Revenue Act held that Ramprasad Guru being the

Lambardar Gountia had exceeded his power and

authority. Coming to the Wazib-ul-Arz, the first

appellate Court found that the land leased out was

Gochar land. The oral evidence including that of the

plaintiff (P.W.4) was also considered. The first

appellate Court did not place much reliance on the

dismissal of the case brought by the co-sharers

before the Deputy Commissioner as also the order

passed in the demarcation case for want of evidence

regarding actual demarcation having taken place.

The unregistered Will was also not acceptable as

valid document in view of the discrepancy in the

evidence regarding its possession prior to the

plaintiff's possession. There was also no evidence to

justify as to why the testator bequeathed the

property to the plaintiff, who is his nephew. On such

findings, the appeal was allowed by setting aside the

judgment and decree passed by the trial Court.

6. Being aggrieved, the plaintiff has preferred the

instant appeal which was admitted on the following

substantial questions of law:

"i) Whether the claim of the appellant is covered within the meaning of Section 138 of the Central Provinces Land Revenue Act, 1881 or under the provisions of Section 44 read with Section 2(6) of the Central Provinces Tenancy Act, 1898?

ii) Whether in the facts and circumstances of the case, the Lambardar Gountia had any right to grant permanent lease in favour of the plaintiff's predecessor in view of the fact that the land in question was of Gochar Kisam?

iii) Whether the finding of the First Appellate Court that the lease deed does not satisfy the requirement of section 105 of the Transfer of Property. Act is correct?"

7. Heard Mr. K.A.Guru learned counsel for the

plaintiff-appellant and Mr. A.R.Dash, learned AGA

for the State.

8. Mr. Guru, assails the impugned judgment of the

first appellate Court by submitting that the Wazib-ul-

Arz has been held to carry the presumption of

correctness and in the instant case, the certified

copy of it clearly proves that Ramprasad Guru was

the Lambardar Gountia of village Pandloi. The

Wazib-ul-Arz clearly mentions that the Lambardar

Gountia had right to settle raiyats in respect of waste

lands, village forest lands and Gochar lands except

few lands reserved for the Government. It also

mentions that no 'Nazrana' in cash or kind is payable

by the lessee for the lease. Therefore, according to

Mr. Guru, the finding that no consideration was paid

for the lessee is factually erroneous. It is also argued

that the reference to the provisions of Central

Provinces Land Revenue Act by the first appellate

Court is misconceived as the said Act is concerned

with collection of land revenue. It is the settled

position of law that the Lambardar Gountia in

villages of Sambalpur district had right to settle

raiyats in the village. In this context, Mr. Guru has

cited a judgment of a Full Bench of this Court in the

case of Gajraj Sahu vrs. State of Orissa, AIR 1971

Odisha I (F.B) and Bhabani Prasad Mishra and Ors

vrs. State of Orissa in Second Appeal no.-46 of

1968. Mr. Guru further argues that the finding

regarding the Will is also not tenable because two

sons of Haragovind Purohit were high ranking

defence personnel with each being entitled to ten

standard of acres of land and therefore, there was no

question of Haragovind Purohit owning excess land.

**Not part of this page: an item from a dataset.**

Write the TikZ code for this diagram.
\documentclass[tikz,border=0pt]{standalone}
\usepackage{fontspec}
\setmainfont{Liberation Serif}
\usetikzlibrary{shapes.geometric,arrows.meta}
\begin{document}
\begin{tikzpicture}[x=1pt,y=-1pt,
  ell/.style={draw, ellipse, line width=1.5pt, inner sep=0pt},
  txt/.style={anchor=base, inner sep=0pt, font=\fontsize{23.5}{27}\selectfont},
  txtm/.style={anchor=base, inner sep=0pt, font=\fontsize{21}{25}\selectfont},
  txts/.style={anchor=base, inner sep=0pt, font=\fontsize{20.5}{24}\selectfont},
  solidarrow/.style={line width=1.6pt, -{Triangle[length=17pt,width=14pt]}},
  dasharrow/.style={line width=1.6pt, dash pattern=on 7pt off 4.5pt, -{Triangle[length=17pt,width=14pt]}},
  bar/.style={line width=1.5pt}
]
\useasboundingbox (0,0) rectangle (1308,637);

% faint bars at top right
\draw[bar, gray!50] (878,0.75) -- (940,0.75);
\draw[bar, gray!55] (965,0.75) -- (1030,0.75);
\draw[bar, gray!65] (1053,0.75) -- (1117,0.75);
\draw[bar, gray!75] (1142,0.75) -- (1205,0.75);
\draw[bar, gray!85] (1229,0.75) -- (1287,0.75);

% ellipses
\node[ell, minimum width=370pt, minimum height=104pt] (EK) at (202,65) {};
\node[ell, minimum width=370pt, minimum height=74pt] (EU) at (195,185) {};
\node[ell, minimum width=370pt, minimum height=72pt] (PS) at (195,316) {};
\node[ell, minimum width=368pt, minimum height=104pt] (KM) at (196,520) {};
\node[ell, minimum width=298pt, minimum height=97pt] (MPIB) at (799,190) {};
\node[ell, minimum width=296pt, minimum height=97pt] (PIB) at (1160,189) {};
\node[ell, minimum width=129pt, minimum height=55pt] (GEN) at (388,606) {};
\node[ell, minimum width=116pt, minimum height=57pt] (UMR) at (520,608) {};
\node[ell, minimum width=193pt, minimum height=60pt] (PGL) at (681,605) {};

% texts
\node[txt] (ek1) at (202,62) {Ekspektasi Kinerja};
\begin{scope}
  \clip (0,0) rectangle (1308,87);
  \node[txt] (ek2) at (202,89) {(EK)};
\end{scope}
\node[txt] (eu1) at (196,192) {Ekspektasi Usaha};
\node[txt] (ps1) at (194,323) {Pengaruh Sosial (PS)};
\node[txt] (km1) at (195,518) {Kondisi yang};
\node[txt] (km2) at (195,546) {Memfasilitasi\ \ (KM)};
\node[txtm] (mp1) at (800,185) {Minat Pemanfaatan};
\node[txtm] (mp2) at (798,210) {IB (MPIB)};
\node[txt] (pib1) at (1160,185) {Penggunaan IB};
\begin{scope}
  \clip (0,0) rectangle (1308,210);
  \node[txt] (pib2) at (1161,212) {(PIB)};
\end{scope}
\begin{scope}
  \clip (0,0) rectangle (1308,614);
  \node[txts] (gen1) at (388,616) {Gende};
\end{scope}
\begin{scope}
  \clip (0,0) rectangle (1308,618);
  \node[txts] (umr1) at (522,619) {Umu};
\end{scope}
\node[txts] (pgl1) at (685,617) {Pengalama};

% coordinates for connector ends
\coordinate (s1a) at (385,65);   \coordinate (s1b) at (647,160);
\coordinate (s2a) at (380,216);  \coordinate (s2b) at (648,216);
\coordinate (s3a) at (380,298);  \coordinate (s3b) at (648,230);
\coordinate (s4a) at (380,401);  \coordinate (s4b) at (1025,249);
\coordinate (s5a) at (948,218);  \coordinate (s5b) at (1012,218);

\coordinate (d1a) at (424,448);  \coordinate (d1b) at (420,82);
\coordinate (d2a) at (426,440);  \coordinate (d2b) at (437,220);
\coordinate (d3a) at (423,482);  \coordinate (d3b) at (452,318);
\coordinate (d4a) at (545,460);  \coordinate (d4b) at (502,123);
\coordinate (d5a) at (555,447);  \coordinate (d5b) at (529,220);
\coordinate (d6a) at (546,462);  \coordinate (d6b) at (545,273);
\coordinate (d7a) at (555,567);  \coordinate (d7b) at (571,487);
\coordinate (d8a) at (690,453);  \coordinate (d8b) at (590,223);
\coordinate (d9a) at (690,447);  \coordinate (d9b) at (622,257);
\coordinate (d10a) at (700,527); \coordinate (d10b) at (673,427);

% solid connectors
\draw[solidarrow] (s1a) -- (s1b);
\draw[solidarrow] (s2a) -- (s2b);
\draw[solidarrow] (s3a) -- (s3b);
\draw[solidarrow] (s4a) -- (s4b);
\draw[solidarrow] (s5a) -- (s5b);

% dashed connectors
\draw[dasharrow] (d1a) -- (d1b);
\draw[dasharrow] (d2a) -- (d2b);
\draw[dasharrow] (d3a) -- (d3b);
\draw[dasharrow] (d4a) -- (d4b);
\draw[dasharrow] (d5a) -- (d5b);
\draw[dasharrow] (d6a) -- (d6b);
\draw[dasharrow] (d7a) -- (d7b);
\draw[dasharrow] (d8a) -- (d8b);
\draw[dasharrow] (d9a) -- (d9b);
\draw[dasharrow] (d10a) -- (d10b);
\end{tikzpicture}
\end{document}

As regards the finding regarding order of the Deputy

Commissioner, Mr. Guru argues that the Deputy

Commissioner being a high ranked revenue authority

had passed an order which was never challenged in

the higher forum nor the order passed by the

demarcation case. As such, the settlement

authorities cannot supersede the order of the Deputy

Commissioner, and the settlement entries do not

create or extinguish title.

9. Per contra, Mr. A.R.Dash, learned State counsel

would argue that the documentary evidence on

record clearly reveals the Kisam of the land as

Gochar. Such fact was also admitted by the plaintiff

himself in cross-examination. Once it is established

that the land is of Gochar Kisam, the Lambardar

Gountia had no authority to grant permanent lease

as per Clause 4 of the Wazib-ul-Arz. Mr. Dash cites a

judgment of this Court in the case of Ganesh

Shankar Shukla (since dead) through LR's vrs.

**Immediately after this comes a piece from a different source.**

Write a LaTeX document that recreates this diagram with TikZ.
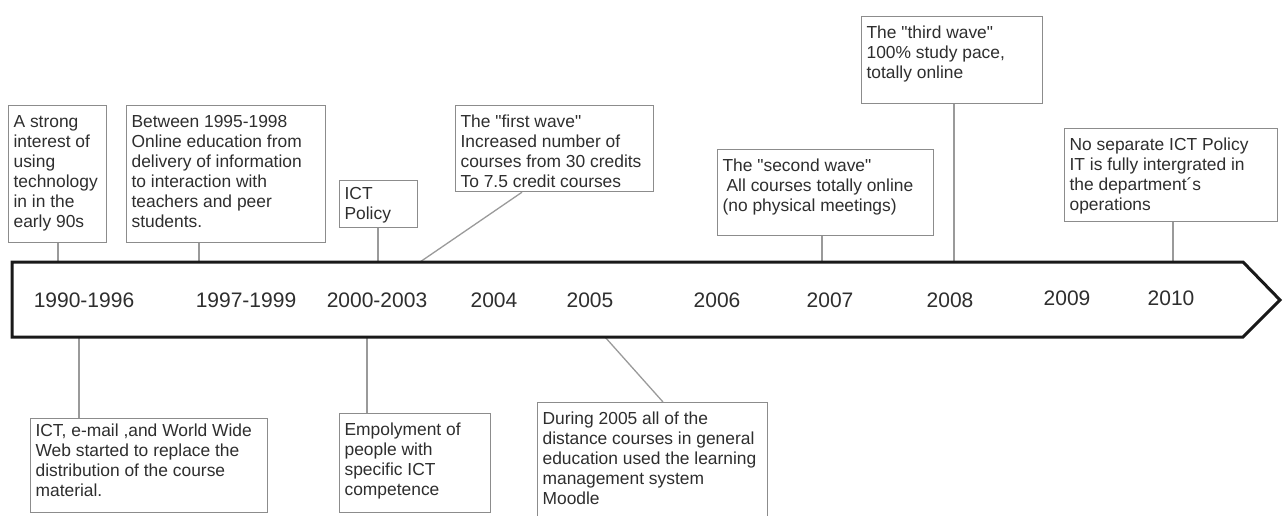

State of Odisha and another, 2017 SCC Online

Ori 714. Mr. Dash further attempts to distinguish

the judgment of the Full Bench, cited by Mr. Guru,

by pointing out that the land in that case is Patita

which is different from Gochar. That apart, the

ingredients of lease as per Section 105 of TP Act

could not be established by the plaintiff as rightly

held by the first appellate Court. Mr. Dash concludes

his argument by submitting that the title of the so-

called testator being doubtful, the Will supposedly

executed by him cannot confer any title on plaintiff.

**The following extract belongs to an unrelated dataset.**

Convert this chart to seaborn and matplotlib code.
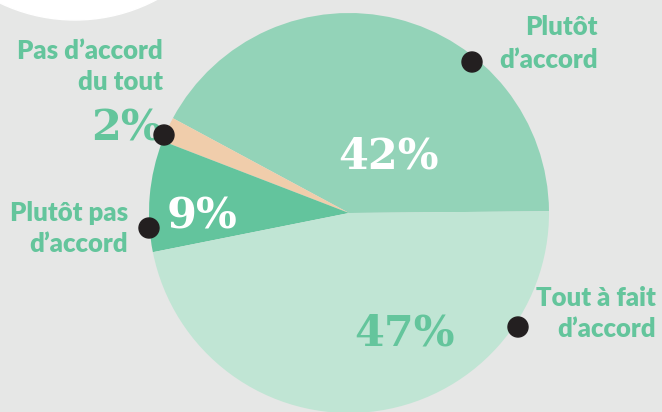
import matplotlib
matplotlib.use("Agg")
import matplotlib.pyplot as plt
import seaborn as sns
from matplotlib.patches import Circle

# ---- data ----
categories = ["Plutôt d’accord", "Pas d’accord du tout", "Plutôt pas d’accord", "Tout à fait d’accord"]
label_lines = [["Plutôt", "d’accord"], ["Pas d’accord", "du tout"], ["Plutôt pas", "d’accord"], ["Tout à fait", "d’accord"]]
values = [42, 2, 9, 47]
pct_labels = ["42%", "2%", "9%", "47%"]

# ---- style ----
sns.set_style("white")
plt.rcParams['font.family'] = ['Lato', 'DejaVu Sans']
bg = "#e6e7e6"
wedge_colors = ["#93d3b8", "#f0cdab", "#63c49d", "#c0e5d4"]
green_text = "#64c59c"
dot_color = "#231f20"

W, H = 662, 412
fig = plt.figure(figsize=(W / 100, H / 100), dpi=100, facecolor=bg)
ax = fig.add_axes([0, 0, 1, 1])
ax.set_facecolor(bg)

def Y(py):
    return H - py

# decorative white circle top-left
ax.add_patch(Circle((75, Y(-154)), 174, color="white", zorder=0))

ax.pie(values, colors=wedge_colors, startangle=0.5, counterclock=True,
       radius=200, center=(349, Y(213)), frame=True,
       wedgeprops=dict(linewidth=0))
ax.set_xlim(0, W)
ax.set_ylim(0, H)
ax.set_aspect("equal")
ax.axis("off")

# percentage labels
pct_pos = [(389, 156), (126, 128), (202, 216), (405, 334)]
pct_col = ["white", green_text, "white", green_text]
for t, (x, y), c in zip(pct_labels, pct_pos, pct_col):
    ax.text(x, Y(y), t, ha="center", va="center", fontsize=31, color=c,
            family=["DejaVu Serif"], fontweight="bold", zorder=5)

# category labels (two lines, right aligned)
lab_pos = [(598, 27, 60), (163, 51, 82), (128, 213, 244), (656, 298, 329)]
for lines, (x, y1, y2) in zip(label_lines, lab_pos):
    for ln, yy in zip(lines, (y1, y2)):
        ax.text(x, Y(yy), ln, ha="right", va="center", fontsize=18.5,
                color=green_text, fontweight="heavy", zorder=5)

# dots
dot_pos = [(472, 62), (164, 135), (149, 228), (518, 327)]
for (x, y) in dot_pos:
    ax.add_patch(Circle((x, Y(y)), 10, color=dot_color, zorder=6))

fig.savefig("out.png", dpi=100, facecolor=bg)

10. In view of the rival contentions as noted above, it

is evident that the first question that falls for

consideration is, whether the Lambardar Gountia

had the authority to lease out the land. The answer

to this lies in the document called Wazib-ul-Arz. In

the case of Avadh Kishore Dass vrs. Ram Gopal &

Ors, AIR 1979 SCC 861 it was held that-

"Wazib-ul-Arz is village administration paper prepared with due care and after due inquiry by a public servant in the discharge of his official duties. It is a part of the settlement record and statutory presumption of correctness attaches to it".

In the instant case, the Wazib-ul-Arz in respect of the

suit village was admitted evidence by the plaintiff

being marked as Ext.11. It shows that Ramprasad

Guru was the Lambardar Gountia of village Pandloi.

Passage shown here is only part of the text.